The research took place under the auspices of the 1958 US – UK Mutual Defense Agreement, which allows the two nations to exchange classified nuclear weapons information, and had its origins in the UK's 1998 Strategic Defence Review.  Following the 1998 review the UK Ministry of Defence directed the Atomic Weapons Establishment (AWE) to establish a verification research programme to advise the government on nuclear arms control.  US-UK cooperation officially began in October 2000 with a joint meeting at AWE during which representatives of the two nations exchanged information on work that they were already doing and explored the feasibility of joint collaboration.

As part of the joint programme, three 'managed access' visits, designed to ensure that inspectors can visit nuclear sites without learning sensitive information, have taken place at AWE Burghfield.  One of these visits included an exercise designed to establish the chain of custody for the dismantlement of two warheads.  A further managed access visit took place at the Pantex warhead assembly / disassembly plant in the USA.

Work has also been done to investigate radiation measurement and data analysis necessary to validate whether a particular item is a warhead component, and to overcome shielding and radiation environment challenges.

In addition, a programme of experts’ workshops and meetings has focused on chain of custody exchanges, tamper indication, information barriers, and authentication techniques.  As part of this programme a  monitored storage visit and authentication visit have taken place at Sandia National Laboratories in the USA.

Since 2012 work has been underway on  modelling and measurement to establish a signature set for nuclear warheads and warhead components and develop a radiation portal monitor that is capable of detecting small quantities of fissile material.

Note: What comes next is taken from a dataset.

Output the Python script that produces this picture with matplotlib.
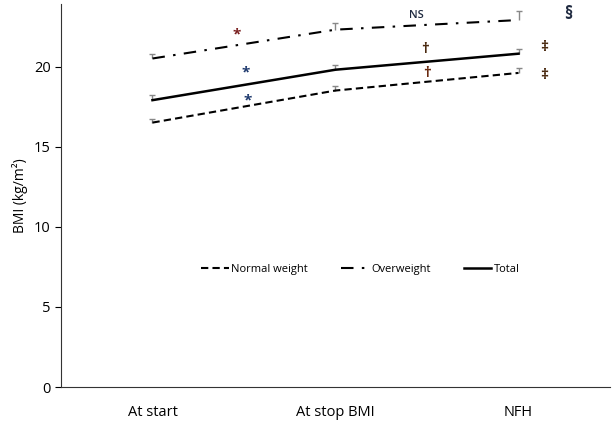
import matplotlib
matplotlib.use("Agg")
import matplotlib.pyplot as plt
import numpy as np

plt.rcParams['font.family'] = ['Open Sans', 'DejaVu Sans']

stages = ["At start", "At stop BMI", "NFH"]
normal = [16.5, 18.5, 19.6]
overweight = [20.5, 22.3, 22.9]
total = [17.9, 19.8, 20.8]
normal_err = [0.25, 0.3, 0.3]
overweight_err = [0.3, 0.4, 0.55]
total_err = [0.3, 0.3, 0.3]

# significance marks: (x, y, text, colour)
marks = [
    (0.46, 22.0, "*", "#7a2020"),
    (0.51, 19.6, "*", "#1f3a6e"),
    (0.52, 17.9, "*", "#1f3a6e"),
    (1.44, 23.2, "NS", "#1f2a40"),
    (1.49, 21.1, "\u2020", "#4a2a10"),
    (1.50, 19.6, "\u2020", "#6a2a10"),
    (2.27, 23.3, "\u00a7", "#1f2a40"),
    (2.14, 21.2, "\u2021", "#4a2a10"),
    (2.14, 19.5, "\u2021", "#4a2a10"),
]

fig = plt.figure(figsize=(6.14, 4.22), dpi=100)
ax = fig.add_axes([0.0993, 0.0829, 0.8942, 0.9076])
x = np.arange(len(stages))

# upper-only error bars ("T" shape)
for vals, errs in [(normal, normal_err), (overweight, overweight_err), (total, total_err)]:
    vals = np.array(vals)
    tops = vals + np.array(errs)
    ax.vlines(x, vals, tops, color='#888888', lw=1)
    ax.plot(x, tops, ls='none', marker='_', ms=5, mew=1, color='#888888')

ax.plot(x, normal, color='black', lw=1.5, dashes=(3.5, 2), label="Normal weight")
ax.plot(x, overweight, color='black', lw=1.5, dashes=(6, 4, 1.2, 4), label="Overweight")
ax.plot(x, total, color='black', lw=1.8, label="Total")

for mx, my, txt, c in marks:
    if txt == "NS":
        ax.text(mx, my, txt, color=c, ha='center', va='center', fontsize=8, fontweight='semibold')
    elif txt == "\u00a7":
        ax.text(mx, my, txt, color=c, ha='center', va='center', fontsize=12, fontweight='bold')
    else:
        ax.text(mx, my, txt, color=c, ha='center', va='center', fontsize=11, fontweight='bold')

ax.set_xlim(-0.5, 2.5)
ax.set_ylim(0, 23.9)
ax.set_xticks(x)
ax.set_xticklabels(stages, fontsize=10.5)
ax.set_yticks([0, 5, 10, 15, 20])
ax.tick_params(axis='y', labelsize=10.5, length=4, direction='out')
ax.tick_params(axis='x', length=0, pad=13)
ax.set_ylabel("BMI (kg/m\u00b2)", fontsize=10)
for s in ['top', 'right']:
    ax.spines[s].set_visible(False)
for s in ['left', 'bottom']:
    ax.spines[s].set_color('#333333')

ax.legend(loc='center', bbox_to_anchor=(0.545, 0.308), ncol=3, frameon=False,
          fontsize=8, handlelength=2.5, handletextpad=0.2, columnspacing=3.0)

fig.savefig("out.png", dpi=100)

The presentation and report published at the NPT Review Conference provide by far the most information on the joint research programme that has been released publicly to date, although the two nations have previously reported on the programme through private briefings to other nuclear weapon states recognised under the NPT as part of the 'P5 process' from 2009 onwards.

The joint programme of research is intended to continue and the UK and the USA say they are “committed to advancing this body of international research in support of future international initiatives”.